Stocks on Wall Street were mixed. The dollar rose against a basket of currencies. U.S. Treasury prices fell.

Consumers are also anticipating lower prices in the future.

The University of Michigan’s consumer sentiment survey on Friday showed consumers’ one-year inflation expectations slipped to 3.3% in August from 3.4% in July. They have been stable for three consecutive months. The five-year inflation outlook fell to 2.9% from 3.0% in the prior month, remaining in the narrow 2.9%-3.1% range for 24 of the last 25 months.

But the battle to bring inflation back to the Fed’s 2% target is far from being won. The report from the Labor Department showed the narrower measure of PPI, which strips out food, energy and trade services components, rose 0.2% after inching up 0.1% in June.

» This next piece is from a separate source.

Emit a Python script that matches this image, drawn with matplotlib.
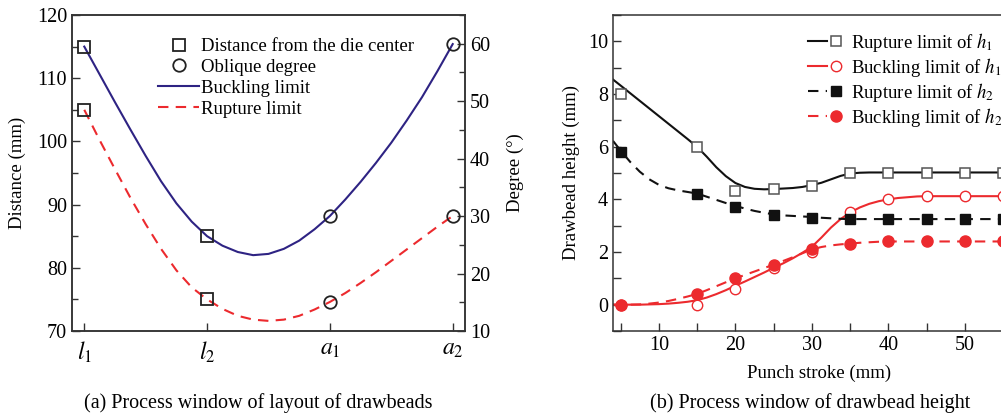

In the 12 months through July, the so-called core PPI increased 2.7%, matching June’s rise.

With the CPI and PPI data in hand, economists estimated that the core personal consumption expenditures price index increased 0.2% in July, matching June’s gain. The core PCE price index, which is one of the inflation measures tracked by the Fed for monetary policy, is forecast to rise 4.3% on a year-on-year basis after advancing 4.1% in June. As with all the July inflation data, the pick-up in the annual core PCE rate is due to unfavorable base effects.

The PCE price index data will be published later this month.

“Despite continued disinflationary pressures continuing to build and inflation moving closer to the Fed’s 2% target, we are not out of the woods yet,” said Eugenio Aleman, chief economist at Raymond James.